Job Openings Network Automation Engineer Private Cloud Datacenter

About the job Network Automation Engineer Private Cloud Datacenter

Location: Bangalore

Years of Experience: 8 to 15 Years

Prerequisite skills: 

Primary: Ansible / Python

Secondary: GoLang

Mandatory: Private Cloud & Networking skills

Job Description:

Job Title: Network Automation Engineer Private Cloud Datacenter

Job Description:

We are looking for an experienced Network Automation Engineer to design, implement, and optimize automation solutions for our Private Cloud datacenter network, which underpins large-scale AI/ML GPU and TPU workloads. This role focuses on automating configuration, provisioning, and monitoring of high-performance networking devices to ensure low latency, high throughput, and reliability in a mission-critical environment. This role involves automating network device management as well as OS-level network configurations on servers. Expertise in Ansible and Python is essential, and experience with GoLang is a strong plus.

Key Responsibilities:

  • Develop and maintain network automation frameworks for large-scale datacenter environments supporting AI/ML workloads.
  • Build Ansible playbooks, roles, and modules to automate device configurations, software upgrades, and compliance checks across multi-vendor environments.
  • Design and implement Python-based automation scripts and tools to integrate with APIs, orchestration platforms, and monitoring systems.
  • Automate OS core networking configurations on servers (Linux / Windows / Hypervisor) including bonding, VLANs, routing tables, kernel network parameters, MTU tuning, and NIC performance optimization.
  • Collaborate with cloud infrastructure, network engineering, and DevOps teams to deliver seamless provisioning and scaling of GPU/TPU clusters.
  • Ensure network automation solutions meet high-performance computing (HPC) requirements such as low latency, high throughput, and fault tolerance.
  • Participate in network architecture reviews to provide automation insights and recommendations.
  • Document automation processes, workflows, and operational guidelines for the datacenter network.
  • Stay updated on emerging technologies in network automation, SDN, and private cloud networking.
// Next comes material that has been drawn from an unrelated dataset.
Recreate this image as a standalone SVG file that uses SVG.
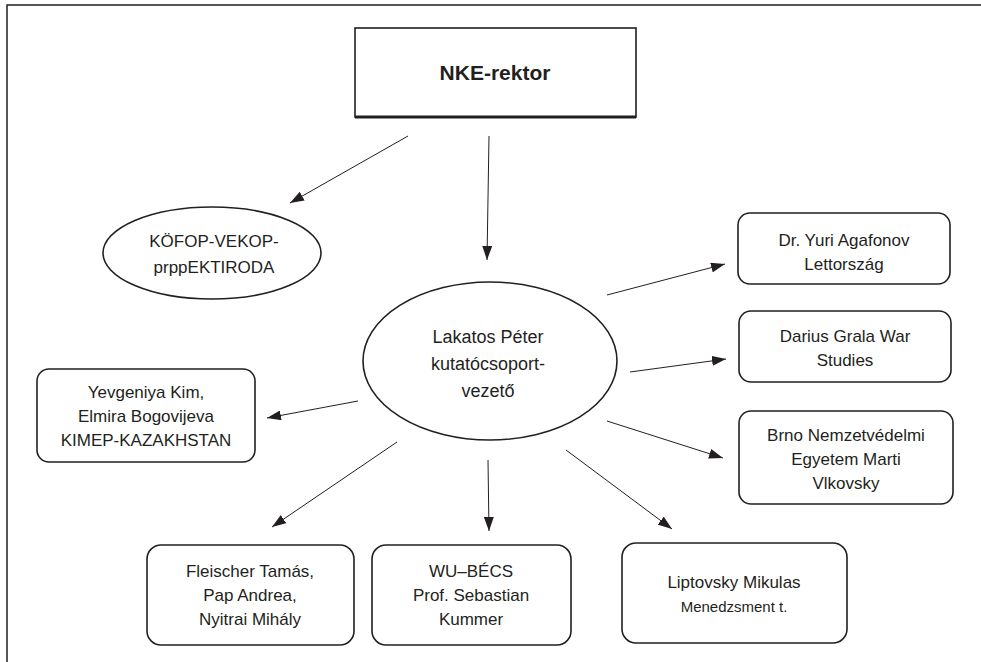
<svg xmlns="http://www.w3.org/2000/svg" width="981" height="662" viewBox="0 0 981 662">
<defs>
<style>
.box{fill:#fff;stroke:#231f20;stroke-width:1.6}
.t{font-family:"Liberation Sans",Arial,sans-serif;font-size:17px;fill:#231f20;text-anchor:middle}
.c{stroke:#231f20;stroke-width:1;fill:none;marker-end:url(#ah)}
</style>
<marker id="ah" markerUnits="userSpaceOnUse" markerWidth="14" markerHeight="10" refX="14" refY="5" orient="auto" viewBox="0 0 14 10">
<path d="M0,0 L14,5 L0,10 z" fill="#231f20"/>
</marker>
</defs>
<rect width="981" height="662" fill="#fff"/>
<path d="M7,662 V5 H981" fill="none" stroke="#231f20" stroke-width="1.5"/>

<g id="connectors">
<line class="c" x1="408" y1="136" x2="290" y2="203"/>
<line class="c" x1="489" y1="136" x2="487" y2="260"/>
<line class="c" x1="607" y1="295" x2="725" y2="264"/>
<line class="c" x1="630" y1="372" x2="726" y2="359"/>
<line class="c" x1="607" y1="421" x2="723" y2="458"/>
<line class="c" x1="358" y1="401" x2="267" y2="418"/>
<line class="c" x1="397" y1="442" x2="272" y2="527"/>
<line class="c" x1="488" y1="460" x2="489" y2="531"/>
<line class="c" x1="566" y1="450" x2="672" y2="529"/>
</g>

<g id="nke">
<rect class="box" x="355" y="28" width="281" height="89" stroke-width="2"/>
<line x1="355" y1="117" x2="636" y2="117" stroke="#231f20" stroke-width="3"/>
<text class="t" x="495" y="80" style="font-size:21px;font-weight:bold">NKE-rektor</text>
</g>

<g id="kofop">
<ellipse class="box" cx="212" cy="253" rx="109" ry="46"/>
<text class="t" x="214" y="247">KÖFOP-VEKOP-</text>
<text class="t" x="214" y="273">prppEKTIRODA</text>
</g>

<g id="lakatos">
<ellipse class="box" cx="490" cy="361" rx="127" ry="79"/>
<text class="t" x="488" y="343" style="font-size:18px">Lakatos Péter</text>
<text class="t" x="488" y="370" style="font-size:18px">kutatócsoport-</text>
<text class="t" x="488" y="397" style="font-size:18px">vezető</text>
</g>

<g id="agafonov">
<rect class="box" x="738" y="213" width="212" height="71" rx="12"/>
<text class="t" x="844" y="246">Dr. Yuri Agafonov</text>
<text class="t" x="844" y="270">Lettország</text>
</g>

<g id="grala">
<rect class="box" x="739" y="311" width="212" height="71" rx="12"/>
<text class="t" x="845" y="342">Darius Grala War</text>
<text class="t" x="845" y="366">Studies</text>
</g>

<g id="brno">
<rect class="box" x="739" y="411" width="214" height="93" rx="12"/>
<text class="t" x="846" y="441">Brno Nemzetvédelmi</text>
<text class="t" x="846" y="465">Egyetem Marti</text>
<text class="t" x="846" y="489">Vlkovsky</text>
</g>

<g id="kim">
<rect class="box" x="37" y="369" width="218" height="93" rx="12"/>
<text class="t" x="146" y="398">Yevgeniya Kim,</text>
<text class="t" x="146" y="422">Elmira Bogovijeva</text>
<text class="t" x="146" y="446">KIMEP-KAZAKHSTAN</text>
</g>

<g id="fleischer">
<rect class="box" x="147" y="545" width="207" height="100" rx="14"/>
<text class="t" x="250" y="577">Fleischer Tamás,</text>
<text class="t" x="250" y="601">Pap Andrea,</text>
<text class="t" x="250" y="625">Nyitrai Mihály</text>
</g>

<g id="wu">
<rect class="box" x="372" y="545" width="199" height="100" rx="14"/>
<text class="t" x="471" y="577">WU–BÉCS</text>
<text class="t" x="471" y="601">Prof. Sebastian</text>
<text class="t" x="471" y="625">Kummer</text>
</g>

<g id="liptovsky">
<rect class="box" x="622" y="543" width="225" height="100" rx="14"/>
<text class="t" x="734" y="588">Liptovsky Mikulas</text>
<text class="t" x="734" y="612" style="font-size:15px">Menedzsment t.</text>
</g>
</svg>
Required Skills & Experience:

  • Expertise in Ansible (playbook development, dynamic inventory, custom modules) for large-scale network automation.
  • Strong proficiency in Python for scripting, API integrations (REST, NETCONF, gNMI), and device interaction (e.g., NAPALM, Netmiko, Paramiko).
  • Hands-on experience with high-performance datacenter networking devices (Cisco Nexus, Arista, Juniper, Mellanox/NVIDIA Networking).
  • Knowledge of Linux / Windows / Hypervisor OS core networking, including:
    • Network stack configuration (sysctl tuning, TCP/UDP parameters).
    • NIC bonding, SR-IOV, DPDK, and kernel bypass techniques.
    • VLANs, routing tables, MTU adjustments, jumbo frames.
    • Performance tuning for HPC/AI workloads.
  • Deep understanding of networking concepts including BGP, EVPN-VXLAN, MPLS, QoS, and leaf-spine architectures.
  • Experience in Private Cloud environments with a focus on supporting HPC/AI workloads.
  • Familiarity with CI/CD pipelines (GitLab, Jenkins) for deploying automation at scale.
  • Knowledge of network observability, telemetry, and streaming protocols (gRPC, sFlow, SNMP, InfluxDB, Prometheus).
  • Strong problem-solving skills and ability to operate in a high-availability, mission-critical datacenter environment.

Good to Have:

  • GoLang experience for building scalable and high-performance automation tools.
  • Familiarity with Infrastructure-as-Code (IaC) tools like Terraform or Pulumi.
  • Exposure to Kubernetes networking (CNI plugins) and containerized workloads.
  • Understanding of AI/ML workload characteristics and their impact on network design and performance.
  • Experience with SDN solutions (e.g., Cisco ACI, VMware NSX, NVIDIA Cumulus).